-------- Recorded data
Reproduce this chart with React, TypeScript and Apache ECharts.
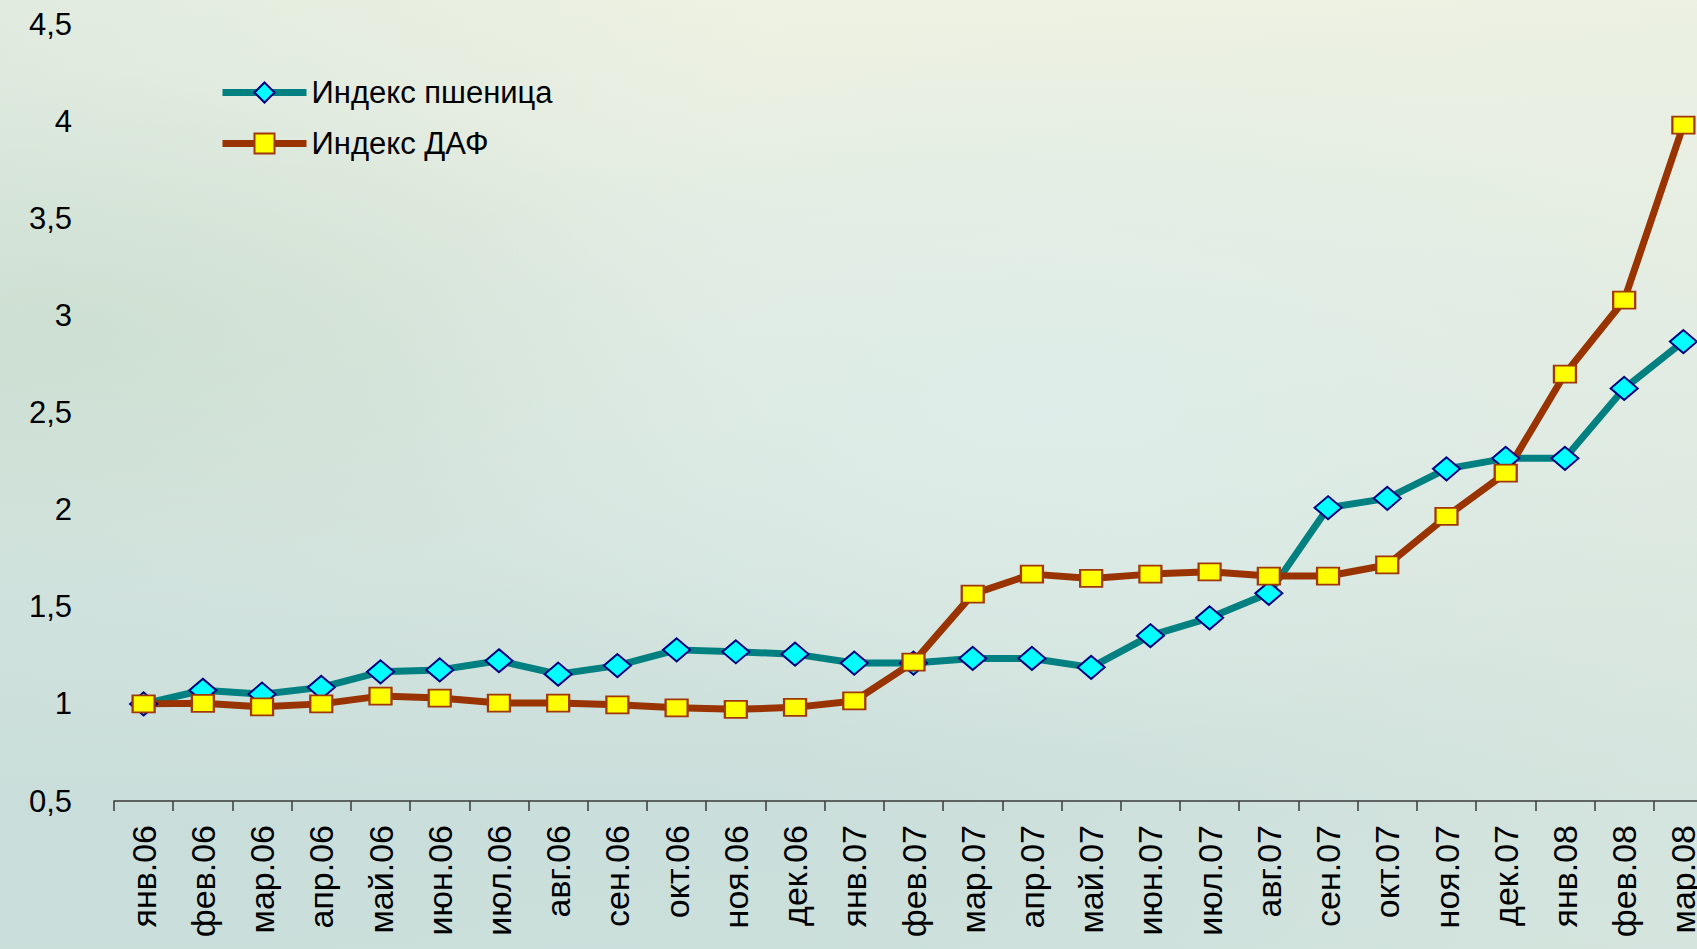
import React, { useEffect, useRef } from "react";
import * as echarts from "echarts";

const categories = [
  "янв.06", "фев.06", "мар.06", "апр.06", "май.06", "июн.06", "июл.06", "авг.06", "сен.06",
  "окт.06", "ноя.06", "дек.06", "янв.07", "фев.07", "мар.07", "апр.07", "май.07", "июн.07",
  "июл.07", "авг.07", "сен.07", "окт.07", "ноя.07", "дек.07", "янв.08", "фев.08", "мар.08",
];

const wheatIndex = [
  1.0, 1.07, 1.05, 1.085, 1.165, 1.175, 1.222, 1.153, 1.197, 1.278, 1.268, 1.256, 1.21, 1.21,
  1.234, 1.234, 1.188, 1.351, 1.443, 1.569, 2.01, 2.058, 2.21, 2.264, 2.264, 2.624, 2.865,
];

const dapIndex = [
  1.0, 1.003, 0.985, 1.0, 1.04, 1.03, 1.004, 1.004, 0.995, 0.98, 0.972, 0.982, 1.015, 1.215,
  1.565, 1.668, 1.646, 1.668, 1.68, 1.658, 1.658, 1.715, 1.965, 2.188, 2.698, 3.078, 3.98,
];

const seriesNames = ["Индекс пшеница", "Индекс ДАФ"];

const FONT = "'Liberation Sans', Arial, sans-serif";

export default function App() {
  const ref = useRef<HTMLDivElement>(null);

  useEffect(() => {
    if (!ref.current) return;
    const chart = echarts.init(ref.current, undefined, { renderer: "svg" });
    chart.setOption({
      animation: false,
      backgroundColor: "transparent",
      textStyle: { fontFamily: FONT },
      grid: {
        left: 114,
        width: 1599,
        top: 24,
        height: 777,
        containLabel: false,
        outerBoundsMode: "none",
      },
      legend: {
        orient: "vertical",
        left: 214,
        top: 72,
        itemWidth: 84,
        itemHeight: 25,
        itemGap: 20,
        lineStyle: { width: 7 },
        textStyle: { fontSize: 31, color: "#000", fontFamily: FONT },
        data: seriesNames,
      },
      xAxis: {
        type: "category",
        data: categories,
        boundaryGap: true,
        axisLine: { show: true, lineStyle: { color: "#3a3a3a", width: 1.5 } },
        axisTick: { show: true, length: 10, alignWithLabel: false, lineStyle: { color: "#3a3a3a", width: 1.5 } },
        axisLabel: {
          rotate: 90,
          interval: 0,
          fontSize: 34,
          color: "#000",
          margin: 24,
          fontFamily: FONT,
        },
        splitLine: { show: false },
      },
      yAxis: {
        type: "value",
        min: 0.5,
        max: 4.5,
        interval: 0.5,
        axisLine: { show: false },
        axisTick: { show: false },
        splitLine: { show: false },
        axisLabel: {
          fontSize: 31,
          color: "#000",
          margin: 42,
          fontFamily: FONT,
          formatter: (v: number) => String(v).replace(".", ","),
        },
      },
      series: [
        {
          name: seriesNames[0],
          type: "line",
          data: wheatIndex,
          symbol: "diamond",
          symbolSize: [27, 23],
          lineStyle: { color: "#008080", width: 7 },
          itemStyle: { color: "#00ffff", borderColor: "#000080", borderWidth: 2 },
          emphasis: { disabled: true },
        },
        {
          name: seriesNames[1],
          type: "line",
          data: dapIndex,
          symbol: "rect",
          symbolSize: [22, 17],
          lineStyle: { color: "#993300", width: 7 },
          itemStyle: { color: "#ffff00", borderColor: "#a0380a", borderWidth: 2 },
          emphasis: { disabled: true },
        },
      ],
    });
    return () => chart.dispose();
  }, []);

  return (
    <div
      style={{
        position: "fixed",
        left: 0,
        top: 0,
        width: 1697,
        height: 949,
        overflow: "hidden",
        background:
          "radial-gradient(ellipse at 62% 42%, rgba(222,238,234,0.85) 0%, rgba(222,238,234,0) 45%)," +
          "radial-gradient(ellipse at 3% 35%, rgba(196,218,200,0.55) 0%, rgba(196,218,200,0) 30%)," +
          "linear-gradient(90deg, rgba(200,222,218,0.35) 0%, rgba(200,222,218,0) 45%, rgba(232,240,228,0.35) 100%)," +
          "linear-gradient(180deg, #eef2e2 0%, #e4ece2 28%, #d6e5df 58%, #cadedb 85%, #cbdfdb 100%)",
      }}
    >
      <div ref={ref} style={{ width: 1697, height: 949 }} />
    </div>
  );
}
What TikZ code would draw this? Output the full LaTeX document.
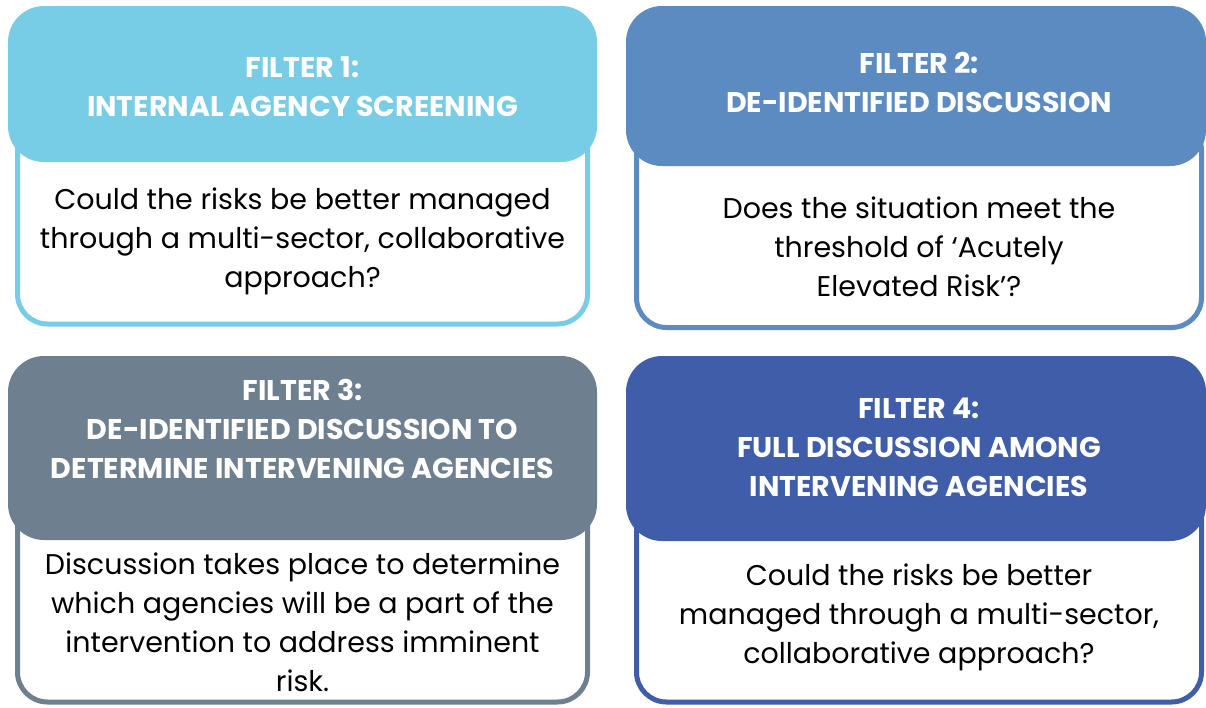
\documentclass[tikz,border=0pt]{standalone}
\usepackage{fontspec}
\setmainfont{Poppins}
\definecolor{cA}{HTML}{77CDE6}
\definecolor{cB}{HTML}{5B8BC1}
\definecolor{cC}{HTML}{6E7F8F}
\definecolor{cD}{HTML}{3F5DA8}
\tikzset{
  frame/.style={draw=#1, fill=white, line width=5pt, rounded corners=30pt, inner sep=0pt},
  header/.style={fill=#1, draw=none, rounded corners=36pt, inner sep=0pt},
  headtext/.style={text=white, align=center, font=\fontsize{28.5}{39}\selectfont\bfseries, inner sep=0pt},
  bodytext/.style={text=black, align=center, font=\fontsize{28.5}{39}\selectfont, inner sep=0pt}
}
\begin{document}
\begin{tikzpicture}[x=1pt,y=-1pt]
\path[use as bounding box] (0,0) rectangle (1206,707);
% Box 1
\node[frame=cA, minimum width=570pt, minimum height=204pt] (f1) at (302.5,222) {};
\node[header=cA, minimum width=589pt, minimum height=156pt] (h1) at (302.5,84) {};
\node[headtext] (t1) at (302.5,87) {FILTER 1:\\INTERNAL AGENCY SCREENING};
\node[bodytext] (b1) at (302.5,241) {Could the risks be better managed\\through a multi-sector, collaborative\\approach?};
% Box 2
\node[frame=cB, minimum width=565pt, minimum height=207pt] (f2) at (919,224) {};
\node[header=cB, minimum width=580pt, minimum height=160pt] (h2) at (916,86) {};
\node[headtext] (t2) at (919,82.5) {FILTER 2:\\DE-IDENTIFIED DISCUSSION};
\node[bodytext] (b2) at (919,247) {Does the situation meet the\\threshold of ‘Acutely\\Elevated Risk’?};
% Box 3
\node[frame=cC, minimum width=570pt, minimum height=222pt] (f3) at (302.5,591) {};
\node[header=cC, minimum width=589pt, minimum height=184pt] (h3) at (302.5,448) {};
\node[headtext] (t3) at (302.5,429) {FILTER 3:\\DE-IDENTIFIED DISCUSSION TO\\DETERMINE INTERVENING AGENCIES};
\node[bodytext] (b3) at (302.5,622.5) {Discussion takes place to determine\\which agencies will be a part of the\\intervention to address imminent\\risk.};
% Box 4
\node[frame=cD, minimum width=565pt, minimum height=222pt] (f4) at (919,591) {};
\node[header=cD, minimum width=580pt, minimum height=185pt] (h4) at (916,448.5) {};
\node[headtext] (t4) at (919,447) {FILTER 4:\\FULL DISCUSSION AMONG\\INTERVENING AGENCIES};
\node[bodytext] (b4) at (919,617) {Could the risks be better\\managed through a multi-sector,\\collaborative approach?};
\end{tikzpicture}
\end{document}
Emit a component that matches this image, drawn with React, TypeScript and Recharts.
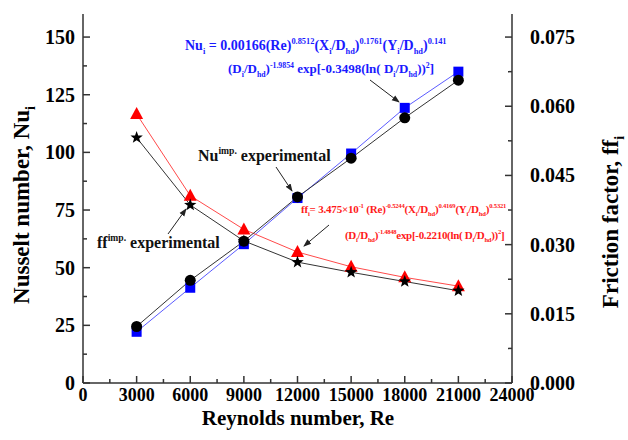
----------------
• Task requirements: Retype each entry precisely. Skip images entirely.

• Solved exercise:
Reproduce this chart with React, TypeScript and Apache ECharts.
import React, { useEffect, useRef } from "react";
import * as echarts from "echarts";

const categories = [
  "янв.06", "фев.06", "мар.06", "апр.06", "май.06", "июн.06", "июл.06", "авг.06", "сен.06",
  "окт.06", "ноя.06", "дек.06", "янв.07", "фев.07", "мар.07", "апр.07", "май.07", "июн.07",
  "июл.07", "авг.07", "сен.07", "окт.07", "ноя.07", "дек.07", "янв.08", "фев.08", "мар.08",
];

const wheatIndex = [
  1.0, 1.07, 1.05, 1.085, 1.165, 1.175, 1.222, 1.153, 1.197, 1.278, 1.268, 1.256, 1.21, 1.21,
  1.234, 1.234, 1.188, 1.351, 1.443, 1.569, 2.01, 2.058, 2.21, 2.264, 2.264, 2.624, 2.865,
];

const dapIndex = [
  1.0, 1.003, 0.985, 1.0, 1.04, 1.03, 1.004, 1.004, 0.995, 0.98, 0.972, 0.982, 1.015, 1.215,
  1.565, 1.668, 1.646, 1.668, 1.68, 1.658, 1.658, 1.715, 1.965, 2.188, 2.698, 3.078, 3.98,
];

const seriesNames = ["Индекс пшеница", "Индекс ДАФ"];

const FONT = "'Liberation Sans', Arial, sans-serif";

export default function App() {
  const ref = useRef<HTMLDivElement>(null);

  useEffect(() => {
    if (!ref.current) return;
    const chart = echarts.init(ref.current, undefined, { renderer: "svg" });
    chart.setOption({
      animation: false,
      backgroundColor: "transparent",
      textStyle: { fontFamily: FONT },
      grid: {
        left: 114,
        width: 1599,
        top: 24,
        height: 777,
        containLabel: false,
        outerBoundsMode: "none",
      },
      legend: {
        orient: "vertical",
        left: 214,
        top: 72,
        itemWidth: 84,
        itemHeight: 25,
        itemGap: 20,
        lineStyle: { width: 7 },
        textStyle: { fontSize: 31, color: "#000", fontFamily: FONT },
        data: seriesNames,
      },
      xAxis: {
        type: "category",
        data: categories,
        boundaryGap: true,
        axisLine: { show: true, lineStyle: { color: "#3a3a3a", width: 1.5 } },
        axisTick: { show: true, length: 10, alignWithLabel: false, lineStyle: { color: "#3a3a3a", width: 1.5 } },
        axisLabel: {
          rotate: 90,
          interval: 0,
          fontSize: 34,
          color: "#000",
          margin: 24,
          fontFamily: FONT,
        },
        splitLine: { show: false },
      },
      yAxis: {
        type: "value",
        min: 0.5,
        max: 4.5,
        interval: 0.5,
        axisLine: { show: false },
        axisTick: { show: false },
        splitLine: { show: false },
        axisLabel: {
          fontSize: 31,
          color: "#000",
          margin: 42,
          fontFamily: FONT,
          formatter: (v: number) => String(v).replace(".", ","),
        },
      },
      series: [
        {
          name: seriesNames[0],
          type: "line",
          data: wheatIndex,
          symbol: "diamond",
          symbolSize: [27, 23],
          lineStyle: { color: "#008080", width: 7 },
          itemStyle: { color: "#00ffff", borderColor: "#000080", borderWidth: 2 },
          emphasis: { disabled: true },
        },
        {
          name: seriesNames[1],
          type: "line",
          data: dapIndex,
          symbol: "rect",
          symbolSize: [22, 17],
          lineStyle: { color: "#993300", width: 7 },
          itemStyle: { color: "#ffff00", borderColor: "#a0380a", borderWidth: 2 },
          emphasis: { disabled: true },
        },
      ],
    });
    return () => chart.dispose();
  }, []);

  return (
    <div
      style={{
        position: "fixed",
        left: 0,
        top: 0,
        width: 1697,
        height: 949,
        overflow: "hidden",
        background:
          "radial-gradient(ellipse at 62% 42%, rgba(222,238,234,0.85) 0%, rgba(222,238,234,0) 45%)," +
          "radial-gradient(ellipse at 3% 35%, rgba(196,218,200,0.55) 0%, rgba(196,218,200,0) 30%)," +
          "linear-gradient(90deg, rgba(200,222,218,0.35) 0%, rgba(200,222,218,0) 45%, rgba(232,240,228,0.35) 100%)," +
          "linear-gradient(180deg, #eef2e2 0%, #e4ece2 28%, #d6e5df 58%, #cadedb 85%, #cbdfdb 100%)",
      }}
    >
      <div ref={ref} style={{ width: 1697, height: 949 }} />
    </div>
  );
}
What TikZ code would draw this? Output the full LaTeX document.
\documentclass[tikz,border=0pt]{standalone}
\usepackage{fontspec}
\setmainfont{Poppins}
\definecolor{cA}{HTML}{77CDE6}
\definecolor{cB}{HTML}{5B8BC1}
\definecolor{cC}{HTML}{6E7F8F}
\definecolor{cD}{HTML}{3F5DA8}
\tikzset{
  frame/.style={draw=#1, fill=white, line width=5pt, rounded corners=30pt, inner sep=0pt},
  header/.style={fill=#1, draw=none, rounded corners=36pt, inner sep=0pt},
  headtext/.style={text=white, align=center, font=\fontsize{28.5}{39}\selectfont\bfseries, inner sep=0pt},
  bodytext/.style={text=black, align=center, font=\fontsize{28.5}{39}\selectfont, inner sep=0pt}
}
\begin{document}
\begin{tikzpicture}[x=1pt,y=-1pt]
\path[use as bounding box] (0,0) rectangle (1206,707);
% Box 1
\node[frame=cA, minimum width=570pt, minimum height=204pt] (f1) at (302.5,222) {};
\node[header=cA, minimum width=589pt, minimum height=156pt] (h1) at (302.5,84) {};
\node[headtext] (t1) at (302.5,87) {FILTER 1:\\INTERNAL AGENCY SCREENING};
\node[bodytext] (b1) at (302.5,241) {Could the risks be better managed\\through a multi-sector, collaborative\\approach?};
% Box 2
\node[frame=cB, minimum width=565pt, minimum height=207pt] (f2) at (919,224) {};
\node[header=cB, minimum width=580pt, minimum height=160pt] (h2) at (916,86) {};
\node[headtext] (t2) at (919,82.5) {FILTER 2:\\DE-IDENTIFIED DISCUSSION};
\node[bodytext] (b2) at (919,247) {Does the situation meet the\\threshold of ‘Acutely\\Elevated Risk’?};
% Box 3
\node[frame=cC, minimum width=570pt, minimum height=222pt] (f3) at (302.5,591) {};
\node[header=cC, minimum width=589pt, minimum height=184pt] (h3) at (302.5,448) {};
\node[headtext] (t3) at (302.5,429) {FILTER 3:\\DE-IDENTIFIED DISCUSSION TO\\DETERMINE INTERVENING AGENCIES};
\node[bodytext] (b3) at (302.5,622.5) {Discussion takes place to determine\\which agencies will be a part of the\\intervention to address imminent\\risk.};
% Box 4
\node[frame=cD, minimum width=565pt, minimum height=222pt] (f4) at (919,591) {};
\node[header=cD, minimum width=580pt, minimum height=185pt] (h4) at (916,448.5) {};
\node[headtext] (t4) at (919,447) {FILTER 4:\\FULL DISCUSSION AMONG\\INTERVENING AGENCIES};
\node[bodytext] (b4) at (919,617) {Could the risks be better\\managed through a multi-sector,\\collaborative approach?};
\end{tikzpicture}
\end{document}
Emit a component that matches this image, drawn with React, TypeScript and Recharts.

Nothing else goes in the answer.